SOURCE MATERIAL:
## Begin
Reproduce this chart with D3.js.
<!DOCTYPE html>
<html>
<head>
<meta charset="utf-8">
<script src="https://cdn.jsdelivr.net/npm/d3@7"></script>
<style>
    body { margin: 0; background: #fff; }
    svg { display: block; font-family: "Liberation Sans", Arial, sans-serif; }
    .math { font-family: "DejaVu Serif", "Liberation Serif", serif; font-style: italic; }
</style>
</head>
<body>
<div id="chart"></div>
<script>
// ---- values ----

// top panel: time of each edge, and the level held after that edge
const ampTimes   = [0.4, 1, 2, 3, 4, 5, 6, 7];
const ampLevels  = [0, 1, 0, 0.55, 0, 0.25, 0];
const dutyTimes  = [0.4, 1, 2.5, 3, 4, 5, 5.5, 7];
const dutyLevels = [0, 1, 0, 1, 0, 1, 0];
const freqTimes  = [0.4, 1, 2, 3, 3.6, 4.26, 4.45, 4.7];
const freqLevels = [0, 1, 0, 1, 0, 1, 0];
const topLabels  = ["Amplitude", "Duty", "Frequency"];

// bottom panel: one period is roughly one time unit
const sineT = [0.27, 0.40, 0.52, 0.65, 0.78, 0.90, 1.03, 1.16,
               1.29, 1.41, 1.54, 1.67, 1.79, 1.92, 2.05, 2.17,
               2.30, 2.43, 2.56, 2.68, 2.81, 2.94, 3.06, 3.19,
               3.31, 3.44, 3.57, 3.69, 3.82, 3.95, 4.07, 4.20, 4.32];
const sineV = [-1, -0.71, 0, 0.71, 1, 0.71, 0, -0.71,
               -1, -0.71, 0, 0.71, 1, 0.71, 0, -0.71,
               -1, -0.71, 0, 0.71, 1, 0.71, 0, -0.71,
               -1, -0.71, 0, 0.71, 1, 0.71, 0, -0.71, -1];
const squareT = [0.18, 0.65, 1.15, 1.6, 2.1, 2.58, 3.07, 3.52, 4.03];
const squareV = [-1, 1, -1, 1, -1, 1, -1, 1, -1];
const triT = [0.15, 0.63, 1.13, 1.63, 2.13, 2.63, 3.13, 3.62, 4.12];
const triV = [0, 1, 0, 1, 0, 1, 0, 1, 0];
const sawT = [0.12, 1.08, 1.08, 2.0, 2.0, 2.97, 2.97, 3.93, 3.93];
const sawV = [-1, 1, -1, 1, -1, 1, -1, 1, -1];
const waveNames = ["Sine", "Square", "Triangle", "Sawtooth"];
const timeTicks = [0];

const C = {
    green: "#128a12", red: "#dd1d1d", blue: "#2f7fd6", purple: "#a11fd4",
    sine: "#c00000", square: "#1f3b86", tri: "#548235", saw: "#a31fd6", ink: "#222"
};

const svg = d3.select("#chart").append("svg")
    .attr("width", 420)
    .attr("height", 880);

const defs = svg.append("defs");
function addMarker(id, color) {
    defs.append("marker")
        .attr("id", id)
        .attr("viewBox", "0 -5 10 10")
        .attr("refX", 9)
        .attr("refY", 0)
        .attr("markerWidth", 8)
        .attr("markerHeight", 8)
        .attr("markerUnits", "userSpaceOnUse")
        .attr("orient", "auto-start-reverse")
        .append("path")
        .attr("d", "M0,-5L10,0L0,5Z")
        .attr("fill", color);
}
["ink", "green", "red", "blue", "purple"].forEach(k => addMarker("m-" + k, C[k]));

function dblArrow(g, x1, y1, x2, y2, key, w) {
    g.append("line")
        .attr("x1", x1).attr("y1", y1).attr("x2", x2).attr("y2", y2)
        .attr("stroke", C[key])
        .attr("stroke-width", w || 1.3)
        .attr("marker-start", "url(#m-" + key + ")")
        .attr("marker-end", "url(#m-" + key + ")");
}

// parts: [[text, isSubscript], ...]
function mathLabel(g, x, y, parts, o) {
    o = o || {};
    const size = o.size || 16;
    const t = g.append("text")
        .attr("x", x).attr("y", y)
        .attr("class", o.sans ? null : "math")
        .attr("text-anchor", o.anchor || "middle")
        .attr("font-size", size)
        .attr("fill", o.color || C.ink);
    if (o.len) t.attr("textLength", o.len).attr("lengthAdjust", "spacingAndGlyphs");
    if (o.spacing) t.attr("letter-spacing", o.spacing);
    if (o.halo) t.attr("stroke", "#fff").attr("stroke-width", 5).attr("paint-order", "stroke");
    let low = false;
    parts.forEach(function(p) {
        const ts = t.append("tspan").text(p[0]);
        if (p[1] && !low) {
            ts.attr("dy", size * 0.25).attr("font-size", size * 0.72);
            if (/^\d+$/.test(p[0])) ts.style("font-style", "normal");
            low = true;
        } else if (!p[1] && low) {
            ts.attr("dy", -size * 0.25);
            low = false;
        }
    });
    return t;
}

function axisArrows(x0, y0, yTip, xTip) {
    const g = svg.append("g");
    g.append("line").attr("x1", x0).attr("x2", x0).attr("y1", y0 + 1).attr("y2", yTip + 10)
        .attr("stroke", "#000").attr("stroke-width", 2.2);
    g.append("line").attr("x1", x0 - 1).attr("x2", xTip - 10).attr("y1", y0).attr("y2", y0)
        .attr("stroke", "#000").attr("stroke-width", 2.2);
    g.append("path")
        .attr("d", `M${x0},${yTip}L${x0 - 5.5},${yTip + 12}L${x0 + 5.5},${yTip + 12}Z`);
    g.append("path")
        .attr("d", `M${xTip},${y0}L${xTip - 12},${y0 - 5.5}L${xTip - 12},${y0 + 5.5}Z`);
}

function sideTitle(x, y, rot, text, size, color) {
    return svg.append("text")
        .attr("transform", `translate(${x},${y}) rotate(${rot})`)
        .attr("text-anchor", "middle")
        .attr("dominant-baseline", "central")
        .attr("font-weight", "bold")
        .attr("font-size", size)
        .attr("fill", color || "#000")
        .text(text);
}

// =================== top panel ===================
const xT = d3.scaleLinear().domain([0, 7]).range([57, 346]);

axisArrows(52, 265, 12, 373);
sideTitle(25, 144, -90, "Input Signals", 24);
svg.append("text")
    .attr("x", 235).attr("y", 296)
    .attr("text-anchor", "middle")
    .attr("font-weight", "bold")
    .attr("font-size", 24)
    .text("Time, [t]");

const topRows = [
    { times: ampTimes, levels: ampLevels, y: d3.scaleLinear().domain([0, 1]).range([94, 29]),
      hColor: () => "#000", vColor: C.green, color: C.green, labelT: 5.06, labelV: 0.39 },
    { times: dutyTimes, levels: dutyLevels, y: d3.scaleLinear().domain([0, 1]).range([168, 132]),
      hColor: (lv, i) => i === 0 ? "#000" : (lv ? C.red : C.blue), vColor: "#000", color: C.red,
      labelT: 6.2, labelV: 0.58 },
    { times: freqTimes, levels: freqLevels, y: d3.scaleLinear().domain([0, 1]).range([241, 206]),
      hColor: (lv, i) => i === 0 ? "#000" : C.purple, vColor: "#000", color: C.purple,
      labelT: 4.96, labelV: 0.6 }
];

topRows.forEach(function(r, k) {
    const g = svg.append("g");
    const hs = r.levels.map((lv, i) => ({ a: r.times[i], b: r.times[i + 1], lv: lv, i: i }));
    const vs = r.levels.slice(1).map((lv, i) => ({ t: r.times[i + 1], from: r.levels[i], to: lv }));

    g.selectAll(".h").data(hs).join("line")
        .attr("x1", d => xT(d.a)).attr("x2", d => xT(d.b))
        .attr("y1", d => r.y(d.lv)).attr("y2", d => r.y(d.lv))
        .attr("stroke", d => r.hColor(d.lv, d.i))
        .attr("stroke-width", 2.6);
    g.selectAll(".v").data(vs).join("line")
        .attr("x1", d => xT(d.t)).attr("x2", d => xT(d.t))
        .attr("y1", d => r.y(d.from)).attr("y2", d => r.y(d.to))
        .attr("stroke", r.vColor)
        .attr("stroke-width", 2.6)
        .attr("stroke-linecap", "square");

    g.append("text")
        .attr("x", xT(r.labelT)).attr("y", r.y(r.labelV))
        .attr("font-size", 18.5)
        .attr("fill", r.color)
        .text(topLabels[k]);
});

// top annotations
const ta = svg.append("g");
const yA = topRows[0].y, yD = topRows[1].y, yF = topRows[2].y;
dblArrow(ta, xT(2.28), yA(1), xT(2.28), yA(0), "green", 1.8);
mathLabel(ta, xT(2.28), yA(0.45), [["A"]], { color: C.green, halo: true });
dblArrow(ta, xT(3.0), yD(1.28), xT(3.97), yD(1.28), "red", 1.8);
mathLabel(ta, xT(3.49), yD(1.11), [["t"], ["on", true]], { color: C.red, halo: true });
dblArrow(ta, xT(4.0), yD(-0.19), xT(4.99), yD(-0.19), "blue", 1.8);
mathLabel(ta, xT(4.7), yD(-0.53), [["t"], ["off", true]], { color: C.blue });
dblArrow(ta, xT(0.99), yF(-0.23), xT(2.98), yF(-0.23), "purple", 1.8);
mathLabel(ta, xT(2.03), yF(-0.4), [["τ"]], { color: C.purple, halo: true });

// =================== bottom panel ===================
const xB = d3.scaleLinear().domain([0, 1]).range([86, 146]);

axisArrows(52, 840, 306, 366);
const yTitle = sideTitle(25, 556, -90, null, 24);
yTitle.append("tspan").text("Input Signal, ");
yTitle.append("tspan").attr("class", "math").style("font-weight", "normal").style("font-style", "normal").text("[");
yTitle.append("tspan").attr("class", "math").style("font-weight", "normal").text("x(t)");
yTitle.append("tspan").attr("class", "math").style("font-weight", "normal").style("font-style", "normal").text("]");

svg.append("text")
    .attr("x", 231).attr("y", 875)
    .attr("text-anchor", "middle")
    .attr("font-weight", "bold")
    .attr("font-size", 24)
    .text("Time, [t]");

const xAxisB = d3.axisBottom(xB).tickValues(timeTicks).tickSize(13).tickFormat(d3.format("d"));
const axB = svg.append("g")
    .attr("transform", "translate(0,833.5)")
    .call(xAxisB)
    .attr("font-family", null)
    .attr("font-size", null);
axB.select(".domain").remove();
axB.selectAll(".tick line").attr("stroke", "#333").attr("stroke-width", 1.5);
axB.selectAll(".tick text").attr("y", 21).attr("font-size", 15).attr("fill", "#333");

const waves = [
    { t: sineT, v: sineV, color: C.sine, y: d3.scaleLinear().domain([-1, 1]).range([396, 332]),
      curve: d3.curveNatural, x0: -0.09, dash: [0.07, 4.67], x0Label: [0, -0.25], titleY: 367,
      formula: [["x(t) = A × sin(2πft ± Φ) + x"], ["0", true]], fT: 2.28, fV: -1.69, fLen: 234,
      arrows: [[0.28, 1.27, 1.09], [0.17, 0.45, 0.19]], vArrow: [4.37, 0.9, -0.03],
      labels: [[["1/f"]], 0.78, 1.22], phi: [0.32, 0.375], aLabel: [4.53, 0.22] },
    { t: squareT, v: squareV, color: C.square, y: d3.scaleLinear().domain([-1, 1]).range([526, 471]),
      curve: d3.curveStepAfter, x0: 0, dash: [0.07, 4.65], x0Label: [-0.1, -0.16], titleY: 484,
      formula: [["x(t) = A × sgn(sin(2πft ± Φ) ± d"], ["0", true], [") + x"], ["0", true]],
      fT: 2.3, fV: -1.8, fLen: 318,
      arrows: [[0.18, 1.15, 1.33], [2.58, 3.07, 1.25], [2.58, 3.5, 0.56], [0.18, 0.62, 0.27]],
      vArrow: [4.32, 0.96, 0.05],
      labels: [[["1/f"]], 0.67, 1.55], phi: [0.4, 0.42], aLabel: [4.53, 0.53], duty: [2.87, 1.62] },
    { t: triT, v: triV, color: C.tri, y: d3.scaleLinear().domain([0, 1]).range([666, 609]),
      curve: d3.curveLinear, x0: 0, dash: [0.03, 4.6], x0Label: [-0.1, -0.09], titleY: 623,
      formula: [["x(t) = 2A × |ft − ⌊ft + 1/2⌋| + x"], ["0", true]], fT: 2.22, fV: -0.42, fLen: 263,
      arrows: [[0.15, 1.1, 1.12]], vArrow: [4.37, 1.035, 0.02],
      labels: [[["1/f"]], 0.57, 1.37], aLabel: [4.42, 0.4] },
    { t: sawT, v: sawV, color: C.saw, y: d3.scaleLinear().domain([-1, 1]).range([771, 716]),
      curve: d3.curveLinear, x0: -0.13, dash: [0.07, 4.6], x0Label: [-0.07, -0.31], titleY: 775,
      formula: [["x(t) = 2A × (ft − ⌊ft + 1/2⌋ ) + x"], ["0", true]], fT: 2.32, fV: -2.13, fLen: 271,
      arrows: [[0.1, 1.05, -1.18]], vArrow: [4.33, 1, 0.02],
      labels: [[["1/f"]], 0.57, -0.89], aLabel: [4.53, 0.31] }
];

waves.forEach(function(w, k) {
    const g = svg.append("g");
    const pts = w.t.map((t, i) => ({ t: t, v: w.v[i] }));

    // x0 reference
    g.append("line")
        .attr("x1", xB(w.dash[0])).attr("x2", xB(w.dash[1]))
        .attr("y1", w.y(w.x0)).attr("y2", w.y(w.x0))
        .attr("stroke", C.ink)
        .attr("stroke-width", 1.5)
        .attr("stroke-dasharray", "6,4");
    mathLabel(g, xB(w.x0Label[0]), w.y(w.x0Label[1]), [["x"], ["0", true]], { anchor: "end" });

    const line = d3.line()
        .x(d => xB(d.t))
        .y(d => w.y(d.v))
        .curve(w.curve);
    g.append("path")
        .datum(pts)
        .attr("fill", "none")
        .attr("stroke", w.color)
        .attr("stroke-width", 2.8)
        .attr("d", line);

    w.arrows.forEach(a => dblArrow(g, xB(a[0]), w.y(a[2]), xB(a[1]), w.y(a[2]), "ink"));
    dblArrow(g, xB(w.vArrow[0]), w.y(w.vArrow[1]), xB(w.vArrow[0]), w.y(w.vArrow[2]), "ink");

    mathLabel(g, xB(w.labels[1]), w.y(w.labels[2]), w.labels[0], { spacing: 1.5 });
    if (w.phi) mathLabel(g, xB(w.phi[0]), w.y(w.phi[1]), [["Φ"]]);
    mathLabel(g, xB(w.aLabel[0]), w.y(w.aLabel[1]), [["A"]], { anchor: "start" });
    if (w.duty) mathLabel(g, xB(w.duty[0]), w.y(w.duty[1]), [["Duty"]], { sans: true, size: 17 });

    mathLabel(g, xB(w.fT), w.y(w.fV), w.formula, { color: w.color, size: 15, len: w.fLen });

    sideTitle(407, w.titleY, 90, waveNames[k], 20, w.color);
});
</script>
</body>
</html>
## End
SET PROBLEM: Take every line from the data that contains the word "chart".

REPLY TO THE EXERCISE:
Reproduce this chart with D3.js.
<div id="chart"></div>
const svg = d3.select("#chart").append("svg")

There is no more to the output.